The Academy’s Board of Governors has approved Oscars rules for the 92nd Academy Awards, including changing the Foreign Language Film category name to International Feature Film. The category name change does not change any existing category rules, the submission process, or eligibility requirements; however the shortlist for the International Feature Film award will be expanding to ten films.
In the Short Film categories, Animated and Live Action Short Films now have the option to qualify theatrically in either the City of New York or Los Angeles County to be eligible for submission.
In the Animated Feature category, the theatrical release of eight eligible animated features in the calendar year is no longer required for the awards category to be activated. In addition, nominations voting will be automatically open to all active members of the Short Films and Feature Animation Branch. Other active voting members of the Academy must opt-in to participate in the nominations round.
In the Makeup and Hairstyling category, the number of nominated films is increasing from three to five, and the shortlist is increasing from seven to ten. In addition, the bake-off reels for the films shall not exceed seven minutes in total running time.
In a nod to Netflix, the Academy’s Board of Governors voted to maintain Rule Two, Eligibility for the 92nd Oscars.

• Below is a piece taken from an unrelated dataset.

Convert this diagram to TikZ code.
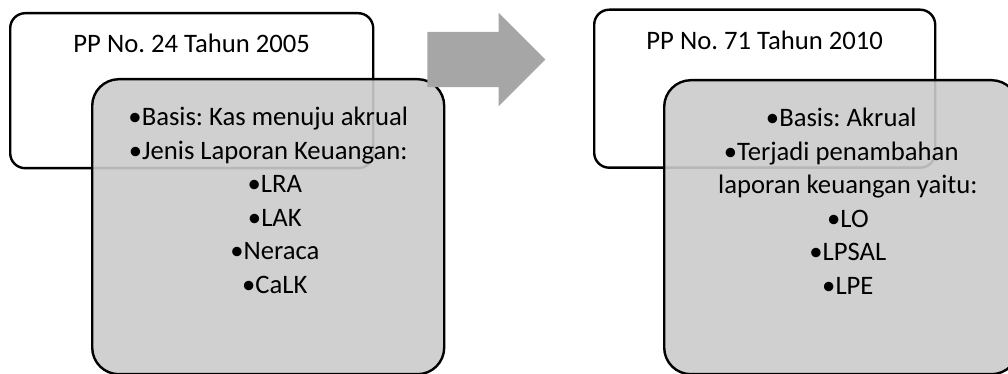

The rule states that to be eligible for awards consideration, a film must have a minimum seven-day theatrical run in a Los Angeles County commercial theater, with at least three screenings per day for paid admission. Motion pictures released in nontheatrical media on or after the first day of their Los Angeles County theatrical qualifying run remain eligible.
“We support the theatrical experience as integral to the art of motion pictures, and this weighed heavily in our discussions,” said Academy President John Bailey. “Our rules currently require theatrical exhibition, and also allow for a broad selection of films to be submitted for Oscars consideration. We plan to further study the profound changes occurring in our industry and continue discussions with our members about these issues.”